DATA BLOCK –
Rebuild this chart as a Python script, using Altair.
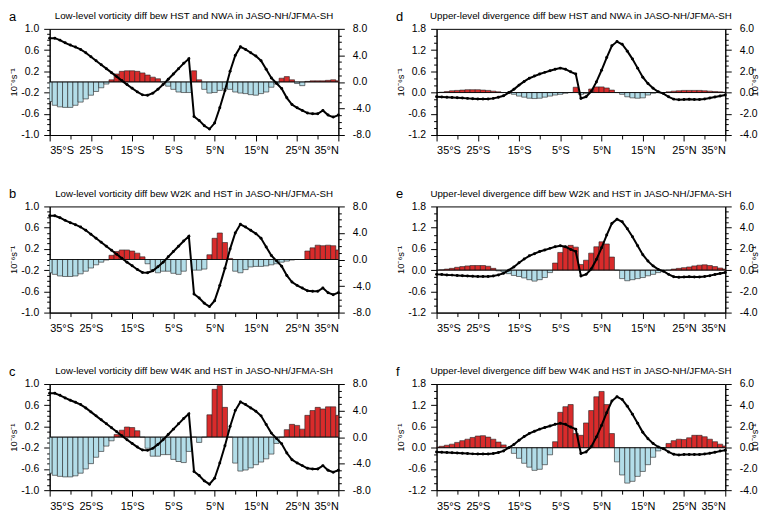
import altair as alt
import pandas as pd

LATS = [-35 + 1.25 * i for i in range(57)]

LINE_LOW = [6.6, 6.6, 6.3, 5.9, 5.55, 5.25, 4.9, 4.4, 3.8, 3.2, 2.6, 2.0, 1.4, 0.8, 0.2,
            -0.4, -0.95, -1.5, -1.95, -2.0, -1.7, -1.1, -0.4, 0.4, 1.2, 2.0, 2.8, 3.5,
            -5.2, -5.8, -6.6, -7.1, -6.2, -3.9, -1.3, 1.6, 4.0, 5.3, 4.9, 4.4, 3.9, 3.2,
            1.9, 0.6, -0.2, -1.0, -2.4, -3.4, -3.9, -4.3, -4.7, -4.8, -4.8, -4.3, -5.0,
            -5.3, -5.0]

LINE_UP = [-0.4, -0.42, -0.45, -0.47, -0.5, -0.52, -0.55, -0.58, -0.6, -0.6, -0.6, -0.55,
           -0.45, -0.3, 0.0, 0.3, 0.7, 1.05, 1.35, 1.55, 1.75, 1.9, 2.05, 2.2, 2.3, 2.2,
           1.95, 1.75, -0.55, -0.4, 0.1, 1.0, 2.1, 3.3, 4.4, 4.8, 4.55, 3.9, 3.15, 2.3,
           1.45, 0.85, 0.4, 0.07, -0.1, -0.4, -0.62, -0.68, -0.65, -0.63, -0.65, -0.65,
           -0.6, -0.52, -0.42, -0.32, -0.23]

BAR_A = [-0.37, -0.44, -0.47, -0.48, -0.48, -0.44, -0.38, -0.32, -0.25, -0.18, -0.11, -0.04,
         0.04, 0.15, 0.2, 0.21, 0.21, 0.2, 0.17, 0.13, 0.09, 0.06, 0.0, -0.08, -0.14, -0.19,
         -0.2, -0.2, 0.21, 0.04, -0.14, -0.21, -0.2, -0.16, -0.13, -0.14, -0.19, -0.21,
         -0.22, -0.24, -0.25, -0.22, -0.19, -0.1, -0.04, 0.07, 0.1, 0.04, -0.03, -0.07,
         0.01, 0.02, 0.02, 0.02, 0.03, 0.04, 0.02]

BAR_B = [-0.25, -0.28, -0.31, -0.32, -0.32, -0.31, -0.27, -0.22, -0.16, -0.1, -0.05, -0.01,
         0.08, 0.15, 0.18, 0.18, 0.16, 0.12, 0.05, -0.08, -0.19, -0.25, -0.22, -0.22,
         -0.26, -0.28, -0.22, 0.0, -0.2, -0.2, -0.18, 0.09, 0.4, 0.5, 0.32, 0.02, -0.22,
         -0.25, -0.19, -0.14, -0.13, -0.13, -0.12, -0.1, -0.08, -0.05, -0.03, -0.01, 0.0,
         0.0, 0.16, 0.22, 0.27, 0.26, 0.27, 0.26, 0.18]

BAR_C = [-0.68, -0.72, -0.74, -0.75, -0.75, -0.73, -0.68, -0.6, -0.5, -0.38, -0.27, -0.17,
         -0.07, 0.05, 0.13, 0.19, 0.18, 0.12, 0.0, -0.21, -0.36, -0.36, -0.33, -0.33,
         -0.42, -0.46, -0.48, -0.27, 0.0, -0.1, 0.0, 0.42, 0.9, 0.97, 0.56, 0.0, -0.49,
         -0.64, -0.62, -0.58, -0.52, -0.47, -0.41, -0.32, -0.12, 0.0, 0.14, 0.24, 0.22,
         0.15, 0.41, 0.5, 0.56, 0.53, 0.57, 0.57, 0.41]

BAR_D = [0.0, 0.01, 0.03, 0.05, 0.06, 0.07, 0.08, 0.08, 0.08, 0.07, 0.06, 0.04, 0.02, 0.0,
         -0.02, -0.05, -0.1, -0.13, -0.16, -0.17, -0.16, -0.13, -0.1, -0.07, -0.05, -0.02,
         0.0, 0.15, -0.05, -0.03, 0.1, 0.16, 0.16, 0.13, 0.07, 0.0, -0.05, -0.12, -0.15,
         -0.16, -0.15, -0.07, -0.02, 0.0, 0.0, 0.02, 0.04, 0.05, 0.06, 0.06, 0.06, 0.06,
         0.05, 0.04, 0.03, 0.02, 0.01]

BAR_E = [0.0, 0.01, 0.03, 0.05, 0.08, 0.1, 0.12, 0.13, 0.13, 0.13, 0.11, 0.05, -0.02, -0.05,
         -0.1, -0.15, -0.18, -0.22, -0.27, -0.31, -0.27, -0.21, -0.07, 0.2, 0.5, 0.66, 0.7,
         0.65, 0.16, 0.28, 0.48, 0.66, 0.8, 0.74, 0.37, 0.0, -0.24, -0.3, -0.27, -0.24,
         -0.21, -0.16, -0.12, -0.07, -0.02, 0.0, 0.03, 0.05, 0.07, 0.09, 0.12, 0.14, 0.15,
         0.13, 0.1, 0.06, 0.03]

BAR_F = [0.02, 0.04, 0.07, 0.1, 0.15, 0.2, 0.24, 0.29, 0.33, 0.34, 0.3, 0.24, 0.16, 0.08,
         0.0, -0.16, -0.3, -0.44, -0.55, -0.64, -0.61, -0.48, -0.2, 0.17, 1.0, 1.16, 1.22,
         0.4, 0.35, 0.7, 1.05, 1.44, 1.59, 1.22, 0.4, -0.4, -0.77, -1.0, -0.95, -0.81,
         -0.67, -0.48, -0.27, -0.09, -0.02, 0.12, 0.2, 0.24, 0.23, 0.28, 0.35, 0.35, 0.31,
         0.24, 0.17, 0.1, 0.05]

TITLES = [
    "Low-level vorticity diff bew HST and NWA in JASO-NH/JFMA-SH",
    "Upper-level divergence diff bew HST and NWA in JASO-NH/JFMA-SH",
    "Low-level vorticity diff bew W2K and HST in JASO-NH/JFMA-SH",
    "Upper-level divergence diff bew W2K and HST in JASO-NH/JFMA-SH",
    "Low-level vorticity diff bew W4K and HST in JASO-NH/JFMA-SH",
    "Upper-level divergence diff bew W4K and HST in JASO-NH/JFMA-SH",
]
LETTERS = ["a", "d", "b", "e", "c", "f"]
BARS = [BAR_A, BAR_D, BAR_B, BAR_E, BAR_C, BAR_F]
KINDS = ["low", "up", "low", "up", "low", "up"]

UNIT = "10\u207b\u2076s\u207b\u00b9"
RED = "#d92b2b"
BLUE = "#b3dde8"
FONT = "Liberation Sans"

# axis specs: (min, max, minor step, major base, major step)
LEFT = {"low": (-1.0, 1.0, 0.1, -1.0, 0.4), "up": (-1.2, 1.8, 0.2, -1.2, 0.6)}
RIGHT = {"low": (-8.0, 8.0, 1.0, -8.0, 4.0), "up": (-4.0, 6.0, 0.5, -4.0, 2.0)}

W, H = 291, 107


def major_test(base, step):
    return f"abs((datum.value - ({base})) / {step} - round((datum.value - ({base})) / {step})) < 0.01"


def make_axis(spec, orient, title=None, title_angle=None, label_pad=5):
    lo, hi, minor, base, step = spec
    n = int(round((hi - lo) / minor))
    vals = [round(lo + minor * i, 3) for i in range(n + 1)]
    test = major_test(base, step)
    kw = dict(
        values=vals,
        orient=orient,
        labelExpr=f"{test} ? replace(format(datum.value, '.1f'), '\u2212', '-') : ''",
        tickSize={"condition": {"test": test, "value": 6}, "value": 3},
        labelOverlap=False,
        labelFontSize=10.5,
        labelPadding=label_pad,
        grid=False,
        domainColor="black",
        tickColor="black",
        labelColor="black",
        labelFont=FONT,
    )
    if title:
        kw.update(title=title, titleFontSize=9.5, titleFontWeight="normal", titleFont=FONT,
                  titlePadding=2, titleColor="black")
        if title_angle is not None:
            kw["titleAngle"] = title_angle
    else:
        kw["title"] = None
    return alt.Axis(**kw)


x_test = "(datum.value + 35) % 10 == 0"
x_axis = alt.Axis(
    values=[-35 + 5 * i for i in range(15)],
    labelExpr=f"{x_test} ? (abs(datum.value) + '\u00b0' + (datum.value < 0 ? 'S' : 'N')) : ''",
    tickSize={"condition": {"test": x_test, "value": 6}, "value": 4},
    labelOverlap=False,
    labelFontSize=11,
    labelPadding=4,
    labelFont=FONT,
    labelColor="black",
    domainColor="black",
    tickColor="black",
    grid=False,
    title=None,
)


def panel(idx):
    kind = KINDS[idx]
    right_col = idx % 2 == 1
    df = pd.DataFrame({"lat": LATS, "bar": BARS[idx],
                       "line": LINE_LOW if kind == "low" else LINE_UP})
    lspec = LEFT[kind]
    rspec = RIGHT[kind]
    xs = alt.Scale(domain=[-35, 35], nice=False, zero=False)
    lscale = alt.Scale(domain=[lspec[0], lspec[1]], nice=False, zero=False)
    laxis = make_axis(lspec, "left", UNIT, label_pad=5)
    base = alt.Chart(df)
    bars = base.transform_calculate(
        x0="datum.lat - 0.625", x1="datum.lat + 0.625", zero="0"
    ).mark_rect(stroke="#222222", strokeWidth=0.6, clip=True).encode(
        x=alt.X("x0:Q", scale=xs, axis=x_axis),
        x2="x1:Q",
        y=alt.Y("bar:Q", scale=lscale, axis=laxis),
        y2="zero:Q",
        color=alt.when(alt.datum.bar >= 0).then(alt.value(RED)).otherwise(alt.value(BLUE)),
    )
    zero = alt.Chart(pd.DataFrame({"z": [0.0]})).mark_rule(color="black", strokeWidth=0.8).encode(
        y=alt.Y("z:Q", scale=lscale, axis=laxis)
    )
    letter = alt.Chart(pd.DataFrame({"t": [LETTERS[idx]]})).mark_text(
        fontSize=13, font=FONT, align="left", baseline="alphabetic", color="black"
    ).encode(text="t:N", x=alt.value(-41), y=alt.value(-8))
    title = alt.Chart(pd.DataFrame({"t": [TITLES[idx]]})).mark_text(
        fontSize=9.8, font=FONT, align="center", baseline="alphabetic", color="black"
    ).encode(text="t:N", x=alt.value(W / 2), y=alt.value(-10))
    left_layer = alt.layer(bars, zero, letter, title)
    line = base.mark_line(
        color="black", strokeWidth=2,
        point=alt.OverlayMarkDef(filled=True, color="black", size=9),
    ).encode(
        x=alt.X("lat:Q", scale=xs, axis=x_axis),
        y=alt.Y("line:Q", scale=alt.Scale(domain=[rspec[0], rspec[1]], nice=False, zero=False),
                axis=make_axis(rspec, "right", UNIT if right_col else None, 270, label_pad=8)),
    )
    return alt.layer(left_layer, line).resolve_scale(y="independent").properties(
        width=W, height=H,
    )


chart = alt.concat(*[panel(i) for i in range(6)], columns=2,
                   spacing={"row": 31, "column": 24}).configure_view(
    stroke="black", strokeWidth=1
).properties(padding={"left": 0, "top": 0, "right": 0, "bottom": 0})

chart.save("out.html", embed_options={"renderer": "svg", "actions": False})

STATED GOAL –
Set the lines above down again, word for word, from the first through the one containing "LATS = [-35 + 1.25 * i for i in range(57)]"; pictures excluded.

RESULT OF THE TASK –
Rebuild this chart as a Python script, using Altair.
import altair as alt
import pandas as pd

LATS = [-35 + 1.25 * i for i in range(57)]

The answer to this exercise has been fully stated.